Ron Geesin Sunday Bloody Sunday OST

Label
Trunk
Released
30th September 2022

Format Info

LP

Sublime unreleased Ron Geesin score to one of the most important and controversial films in British cinema history. Features Bridget St John.

Standard black vinyl (750 Copies) with sleeve art taken from the 1971 film poster.

Side One is the score for Sunday Bloody Sunday, the controversial 1971 drama directed by John Schlesinger. Starring Peter Finch, Glenda Jackson and Murray Head, it tells the story of an open love triangle between a gay Jewish doctor, a divorced woman and a bisexual young male artist who makes glass fountains. Daniel Day Lewis also makes his uncredited screen debut as a yobbo scratching up posh cars. The films significance at the time of release lay in the depiction of a mature gay man who was both successful, well adjusted and at peace with his sexuality.

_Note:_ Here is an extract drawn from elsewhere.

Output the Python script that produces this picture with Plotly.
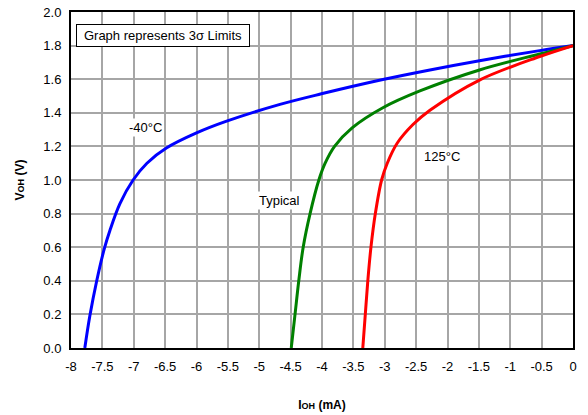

The music on Side Two comes from two different sources: tracks one to four are from the 1985 Channel Four documentary about Viv Richards. Simply called “Viv” it was directed by Greg Lanning, with words and narration by Darcus Howe. It was (and still is) a fascinating film recounting Richards’ rise from young talented Antiguan to global cricket superstar. It also explored the long history of West Indian players through the English game. Howe later recalled how seeing Viv Richards walking out to bat at the Oval (just down the road from where Howe lived in Brixton) without a helmet on no matter how fast the bowler was – and wearing his Rasta sweatbands of gold, green and red, was inspirational. The documentary was later re-titled ‘Viv Richards – King Of Cricket’ for the video market, and let’s face it, that’s a more commercial title. I’d strongly recommend trying to track it down to spend an hour or so in the company of Viv and Darcus. As I write this it’s still up on a popular online streaming site for free.

The last six cues of Side Two are from a 1970 BBC Omnibus film ‘Shapes In A Wilderness’.

Directed by Tristram Powell this was a documentary about the importance and influence of art therapy in mental hospitals, tracing its origins from a painting hut in a wartime military hospital to its successful and widespread incorporation in institutions. It featured fascinating medical insights, disturbing imagery and Ron’s finely tuned accompaniment. On its original transmission John Schlesinger saw it and was heard to say “I must have that composer for my new film!”. And he got his way.

The music just confirms the fact that Ron Geesin is one of the most underrated, inventive and versatile composers (and musicians) we have.